В вышеизложенном мы найдем достаточное объяснение этого явления, С одной стороны, как предвечный творческий замысел Божий о мире, София трансцендентна миру во времени и постольку не только от него отлична, но прямо ему противоположна. Даже в высшем своем выражении — в Богоматери и в человеческом естестве Христа — этот совершенствующийся мир не совпадает с нею: отсюда — подчиненное положение Богоматери с Младенцем на иконах Софии. Но с другой стороны, в вечности эта грань между Премудростью и миром снята. вечном покое Божества творческий замысел Софии до конца раскрыт и осуществлен. И осуществление его — всеобщее обóжение твари, высшим выражением коей является человеческое естество Христа, Богоматерь и собранное во единую вселенскую церковь человечество. Творческое дело Софии, с одной стороны, отлично от творческого дела человечества, а с другой стороны, в Богочеловечестве сочетается с ним в неразрывное и неслиянное единство. В этом и заключается христианское разрешение противоречия временного и вечного, — человеческой свободы и творящей силы Божией.
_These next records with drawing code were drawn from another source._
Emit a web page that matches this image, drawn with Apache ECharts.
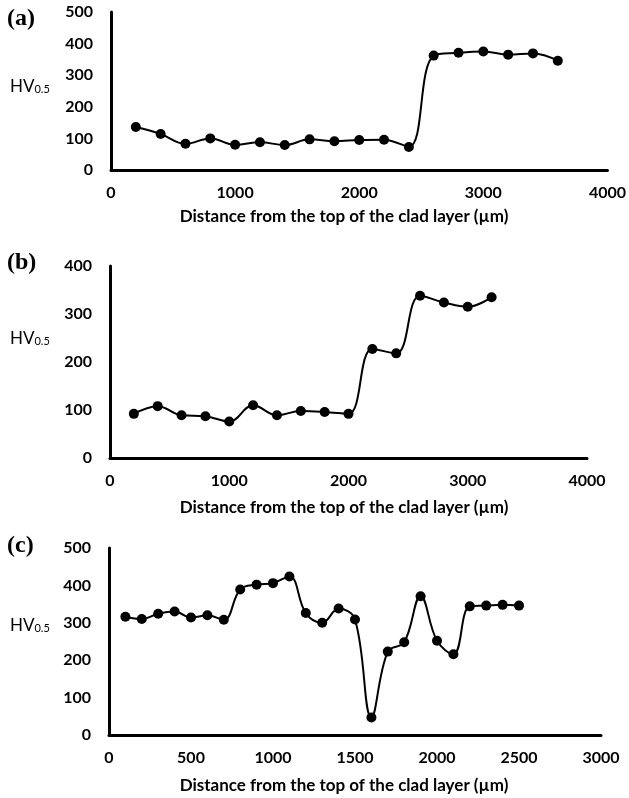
<!DOCTYPE html>
<html>
<head>
<meta charset="utf-8">
<script src="https://cdn.jsdelivr.net/npm/echarts@6/dist/echarts.min.js"></script>
<style>html,body{margin:0;padding:0;background:#fff}#c{width:629px;height:798px}</style>
</head>
<body>
<div id="c"></div>
<script>
// Panel (a)
const distA = [200,400,600,800,1000,1200,1400,1600,1800,2000,2200,2400,2600,2800,3000,3200,3400,3600];
const hvA   = [136,114,83,100,80,88,79,97,91,95,96,73,362,371,375,365,369,346];
// Panel (b)
const distB = [200,400,600,800,1000,1200,1400,1600,1800,2000,2200,2400,2600,2800,3000,3200];
const hvB   = [92,108,89,87,76,110,89,98,96,92,227,218,338,324,315,335];
// Panel (c)
const distC = [100,200,300,400,500,600,700,800,900,1000,1100,1200,1300,1400,1500,1600,1700,1800,1900,2000,2100,2200,2300,2400,2500];
const hvC   = [316,310,324,330,314,320,308,389,402,406,424,326,300,338,309,47,223,248,371,252,216,344,346,348,346];

const panelLabels = ['(a)','(b)','(c)'];
const xTitle = 'Distance from the top of the clad layer (µm)';
const xMaxes = [4000,4000,3000];
const xIntervals = [1000,1000,500];
const yMaxes = [500,400,500];

const grids = [
  {left:111, top:12, width:499, height:158},
  {left:110, top:266, width:477, height:192},
  {left:109, top:548, width:492, height:187}
];
const titleY = [217, 508, 786];
const hvY = [88, 340, 627];
const panelY = [21, 265, 548];

const pair = (xs, ys) => xs.map((x,i)=>[x, ys[i]]);
const seriesData = [pair(distA,hvA), pair(distB,hvB), pair(distC,hvC)];

const FONT = 'Lato';
const chart = echarts.init(document.getElementById('c'), null, {renderer:'canvas'});

const graphics = [];
for (let i=0;i<3;i++){
  graphics.push({type:'text', left:7, top:panelY[i]-14,
    style:{text:panelLabels[i], font:'bold 24px "Liberation Serif"', fill:'#000'}});
  graphics.push({type:'text', left:10, top:hvY[i]-10,
    style:{text:'{a|HV}{b|0.5}', fill:'#000',
      rich:{a:{fontFamily:FONT, fontSize:17, fill:'#000', verticalAlign:'bottom'},
            b:{fontFamily:FONT, fontSize:11, fill:'#000', padding:[7,0,0,0], verticalAlign:'bottom'}}}});
  graphics.push({type:'text', x:344, y:titleY[i],
    style:{text:xTitle, font:'bold 17px '+FONT, fill:'#000', align:'center', verticalAlign:'middle'}});
}

const option = {
  animation:false,
  backgroundColor:'#fff',
  grid: grids,
  xAxis: grids.map((g,i)=>({
    type:'value', gridIndex:i, min:0, max:xMaxes[i], interval:xIntervals[i],
    axisLine:{show:true, onZero:false, lineStyle:{color:'#000', width:3}},
    axisTick:{show:false}, splitLine:{show:false},
    axisLabel:{color:'#000', fontFamily:FONT, fontWeight:'bold', fontSize:16, margin:15,
      formatter:(v)=>String(v)}
  })),
  yAxis: grids.map((g,i)=>({
    type:'value', gridIndex:i, min:0, max:yMaxes[i], interval:100,
    axisLine:{show:true, lineStyle:{color:'#000', width:3}},
    axisTick:{show:false}, splitLine:{show:false},
    axisLabel:{color:'#000', fontFamily:FONT, fontWeight:'bold', fontSize:16, margin:18,
      formatter:(v)=>String(v)}
  })),
  series: seriesData.map((d,i)=>({
    type:'line', xAxisIndex:i, yAxisIndex:i, data:d, smooth:0.4,
    symbol:'circle', symbolSize:10, itemStyle:{color:'#000'},
    lineStyle:{color:'#000', width:2}
  })),
  graphic: graphics
};
chart.setOption(option);
</script>
</body>
</html>
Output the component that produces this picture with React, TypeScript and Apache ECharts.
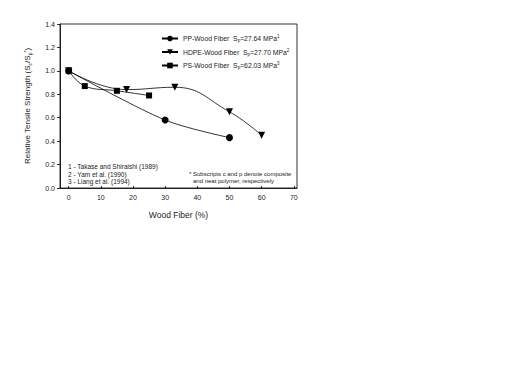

ГЛАВА IV. Откровение Божьего дня

I. Явление Софии в творении. Свет

Сказанное о явлении божественной славы в радуге вызывает в памяти замечательные слова апостола Павла: Невидимое Его, вечная сила Его и Божество, от создания мира через рассматривание творений видимы (Римл. I, 20). В радуге открывается то, что сказано апостолом о целом мире вообще. Весь мир, по апостолу, есть некоторым образом откровение божественной славы, которое может быть найдено имеющим очи видеть через рассматривание творений.

Как понимать эти слова? Ведь мир и по отношению к Богу и по отношению к предвечному замыслу Божию есть «другое». Это — не простое логическое, а реальное отрицание божественной идеи, т. е. некоторое реальное нечто, которое не только не есть она, но которое обнаруживает свою отличную от нее реальность через противодействие. Как же идея может открываться и явиться взору в этой противодействующей, бунтующей против нее стихии другого!

Ответ христианского откровения на этот вопрос заключается в словах Евангелия: И свет во тьме светит, и тьма не объяла его (Иоанн. 1,5).